Nevertheless, I managed to cram a large 500g powerbank, my fairly fat cable bag, extra plugs, adapters, my smartphone, wallet, a mouse, and a set of headphones into it without much of an issue. It did bulge a little, but the double zips do a good job of evenly distributing the load. The zips also feature a slight stretch, which helps in this regard and said zips can also be locked if you don’t trust your cabin mates.
And speaking of pain, if you happen to drop the Gauntlet, it shouldn’t affect your contents at all
Inside the polyurethane-hardened Gauntlet, there’s a number of slips, pockets and elastic bands which helps to keep things in place. There are effectively three compartments, with two cordoned off my two stretchy mesh dividers. These are also lined in taught elastic to help keep the contents in place. There’s also an overarching nylon strap which runs top to bottom and joined by a Velcro fastener.
This will help keep your laptop or tablet in place while moving. And finally, the two halves of the Gauntlet are kept in place (and together) by two nylon joiners at each corner, which allows users to flick open a MacBook within the case itself and use it without removing it.
While it seems as though the Gauntlet offers many options, it doesn’t really. That’s mainly because the case itself is fairly shallow, but also because the compartments privilege general use over specific. For instance, you’ll have a better chance fitting a book inside the top rather than a powerbank, mouse and power cable.
And while I understand the logic of using a laptop within the case, it only works for machines with a rigid and adjustable hinge. Use a Microsoft Surface? You’ll have a problem. Still, I think buyers will probably take their MacBooks and other machines out, and that’s one advantage — at security.
It’s as simple as opening the entire attache, sliding out the laptop, and sliding it back in effortlessly once you’ve crossed through. It makes this process extremely painless.
And speaking of pain, if you happen to drop the Gauntlet, it shouldn’t affect your contents at all. The polyurethane exterior does well to guard against sudden jolts and prods. The interior is also lined in a dense foam, which helps to seat equipment as well as protect them.
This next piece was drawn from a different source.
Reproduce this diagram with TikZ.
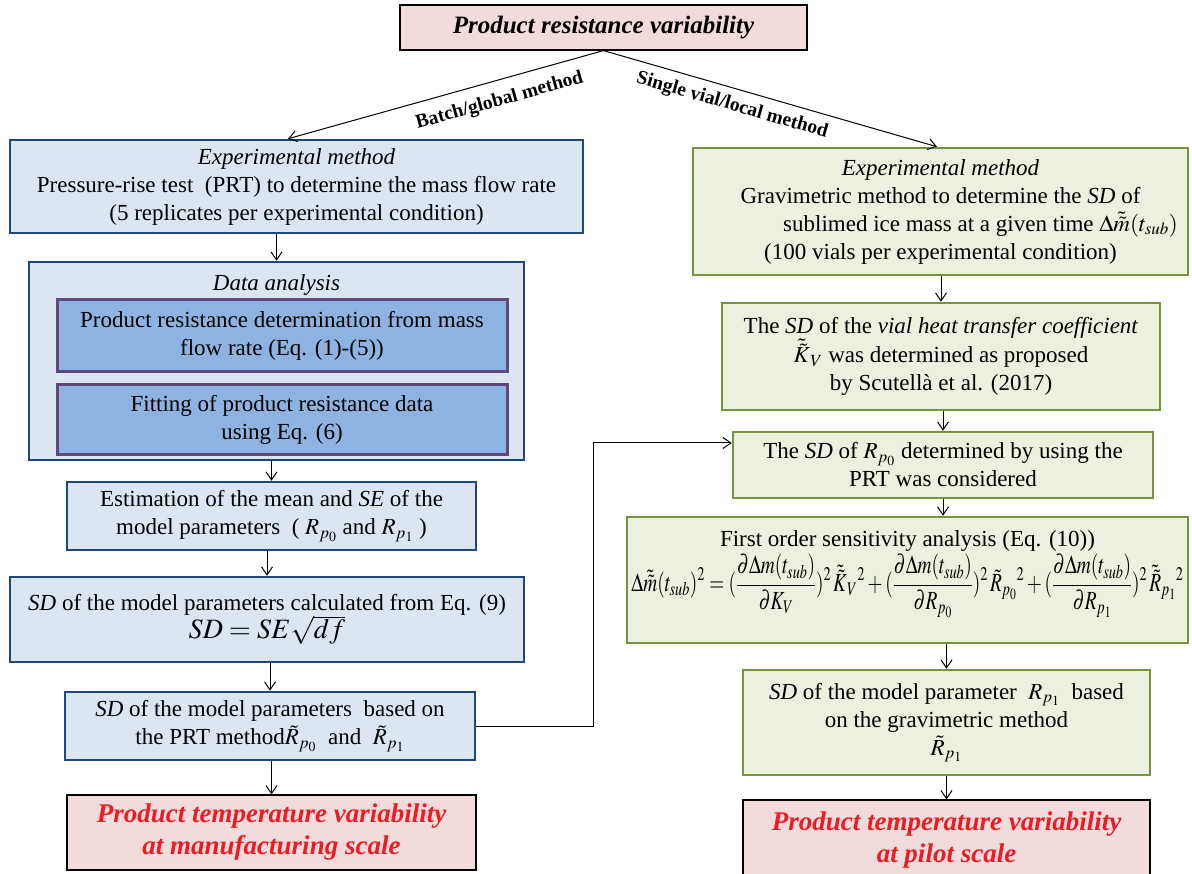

And finally, those elastic bands with Velcro fasteners help a lot too.
It’s all so corporate and cold
Although the Gauntlet has some massive advantages, it’s not without its annoyances.
An exterior sleeve would’ve been nice, especially for people who like to slip their boarding pass or passport into their bags and not their pant pockets. Also, for those of a more acute appreciation of fashion, the black finish on the exterior is uninspiring and bland. It has a few blue accents, sure, and a large Thule logo, but it’s all a bit meh. Give me some bright colours or styles, Thule, or at least the option to style my own attache. It’s all so corporate and cold.
Finally, the price. If you can afford a MacBook, you can afford anything, but for R1399, you aren’t given much. Yes, Thule focused on protection quite a bit here and that’s great, but other features are lacking, most notably storage options and style. And note, this thing costs almost as much as some 60-inch-tall packed luggage, so it’s rather niche.
Nevertheless, it’s strongly built and will likely last a long time, I’m just not too sure that Thule is maximising its options by marketing this thing only to MacBook users.
Verdict: It’s bland, rugged and utilitarian, but therein lies its beauty. It might be on the pricey side, and Thule might only be concerned with MacBook users and their substantial wallets, but it’s a great investment for users of any machine if they fly often and are looking for a simple, no fuss, secure storage solution for a digital best friend. But will I miss my big old backpack on flights? Yes. Yes I will.
Disclaimer: Thule has allowed us to keep the Gauntlet after the review.